* Task inputs
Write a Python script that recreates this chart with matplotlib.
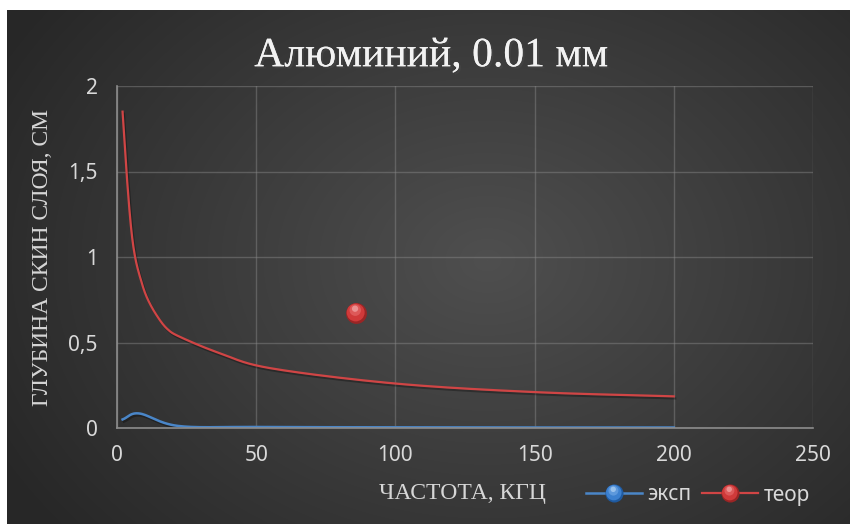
==
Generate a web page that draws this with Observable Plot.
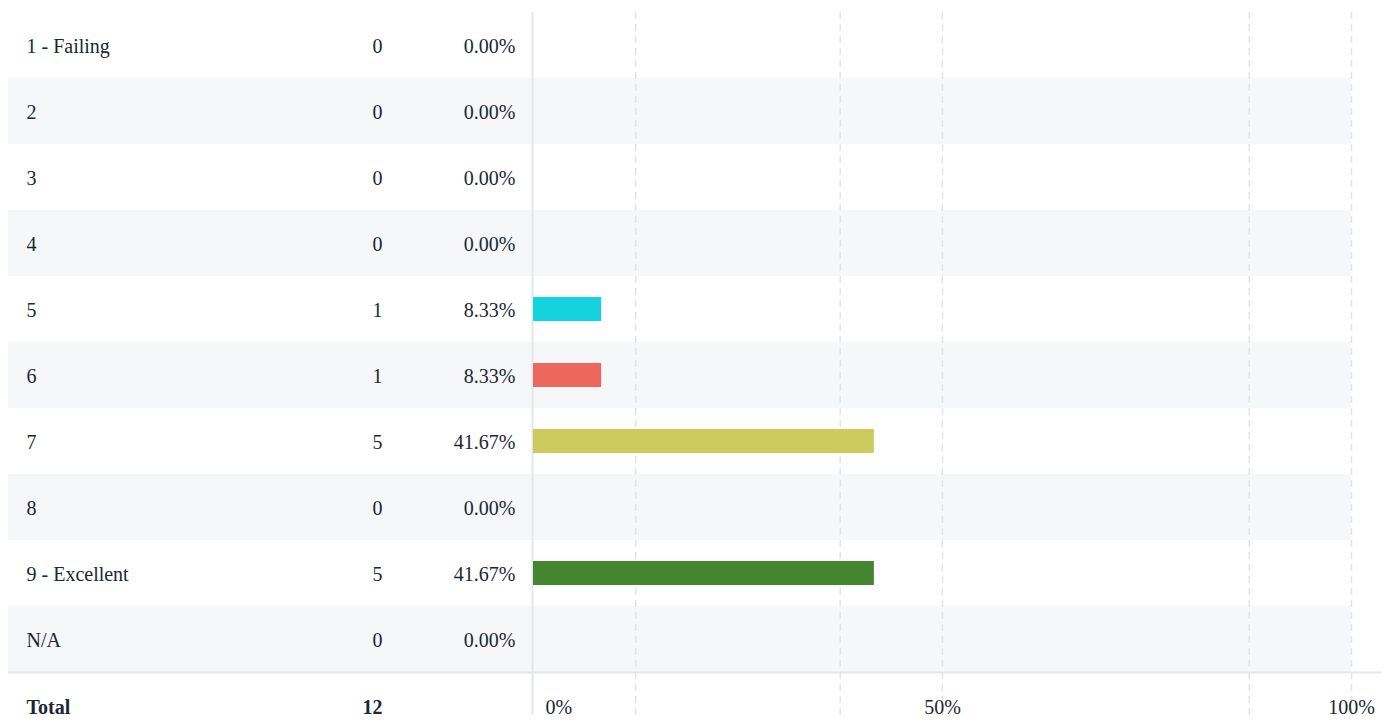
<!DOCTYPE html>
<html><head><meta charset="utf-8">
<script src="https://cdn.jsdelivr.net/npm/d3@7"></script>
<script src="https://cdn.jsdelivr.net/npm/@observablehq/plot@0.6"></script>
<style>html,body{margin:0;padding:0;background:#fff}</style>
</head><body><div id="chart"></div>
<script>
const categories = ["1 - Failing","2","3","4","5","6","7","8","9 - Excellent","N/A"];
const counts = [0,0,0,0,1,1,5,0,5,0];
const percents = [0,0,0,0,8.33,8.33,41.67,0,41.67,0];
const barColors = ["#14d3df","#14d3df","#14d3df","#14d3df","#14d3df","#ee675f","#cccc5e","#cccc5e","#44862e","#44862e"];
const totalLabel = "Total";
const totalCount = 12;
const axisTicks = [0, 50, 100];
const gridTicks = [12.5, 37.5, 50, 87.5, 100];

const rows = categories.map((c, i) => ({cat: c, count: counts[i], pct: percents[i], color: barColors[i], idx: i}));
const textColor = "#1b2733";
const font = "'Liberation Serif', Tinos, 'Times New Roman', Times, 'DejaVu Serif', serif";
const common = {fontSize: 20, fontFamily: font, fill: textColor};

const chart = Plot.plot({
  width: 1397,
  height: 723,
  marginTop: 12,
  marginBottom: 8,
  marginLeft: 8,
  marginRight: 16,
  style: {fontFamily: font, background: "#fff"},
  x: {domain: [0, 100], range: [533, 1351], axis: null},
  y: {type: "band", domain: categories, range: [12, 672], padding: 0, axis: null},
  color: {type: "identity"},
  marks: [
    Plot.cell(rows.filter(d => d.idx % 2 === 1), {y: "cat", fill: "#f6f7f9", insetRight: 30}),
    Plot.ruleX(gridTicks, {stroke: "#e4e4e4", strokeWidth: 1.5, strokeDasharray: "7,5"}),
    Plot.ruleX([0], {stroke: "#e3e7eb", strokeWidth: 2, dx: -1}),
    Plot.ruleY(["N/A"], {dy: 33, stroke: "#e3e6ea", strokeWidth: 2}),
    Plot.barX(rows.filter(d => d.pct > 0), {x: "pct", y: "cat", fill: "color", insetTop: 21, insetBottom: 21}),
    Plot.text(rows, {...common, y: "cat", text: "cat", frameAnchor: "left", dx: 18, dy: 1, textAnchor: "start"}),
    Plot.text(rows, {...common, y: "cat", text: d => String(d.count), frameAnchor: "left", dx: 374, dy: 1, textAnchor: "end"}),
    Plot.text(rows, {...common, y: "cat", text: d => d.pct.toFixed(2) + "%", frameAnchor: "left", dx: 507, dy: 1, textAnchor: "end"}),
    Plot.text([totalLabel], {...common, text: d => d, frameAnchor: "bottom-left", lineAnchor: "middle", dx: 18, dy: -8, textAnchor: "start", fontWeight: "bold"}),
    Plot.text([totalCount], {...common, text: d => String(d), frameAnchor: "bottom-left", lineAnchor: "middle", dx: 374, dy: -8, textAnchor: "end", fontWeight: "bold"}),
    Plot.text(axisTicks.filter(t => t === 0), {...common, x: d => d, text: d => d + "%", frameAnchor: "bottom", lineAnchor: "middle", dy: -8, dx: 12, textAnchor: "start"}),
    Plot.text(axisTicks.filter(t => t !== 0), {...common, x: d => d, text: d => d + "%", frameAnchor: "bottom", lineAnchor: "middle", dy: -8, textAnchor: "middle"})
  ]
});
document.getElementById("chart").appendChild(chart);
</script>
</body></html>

* Stated exercise
From the data above, copy out every line with the string "chart" in it.

* Final result
Write a Python script that recreates this chart with matplotlib.
</head><body><div id="chart"></div>
const chart = Plot.plot({
document.getElementById("chart").appendChild(chart);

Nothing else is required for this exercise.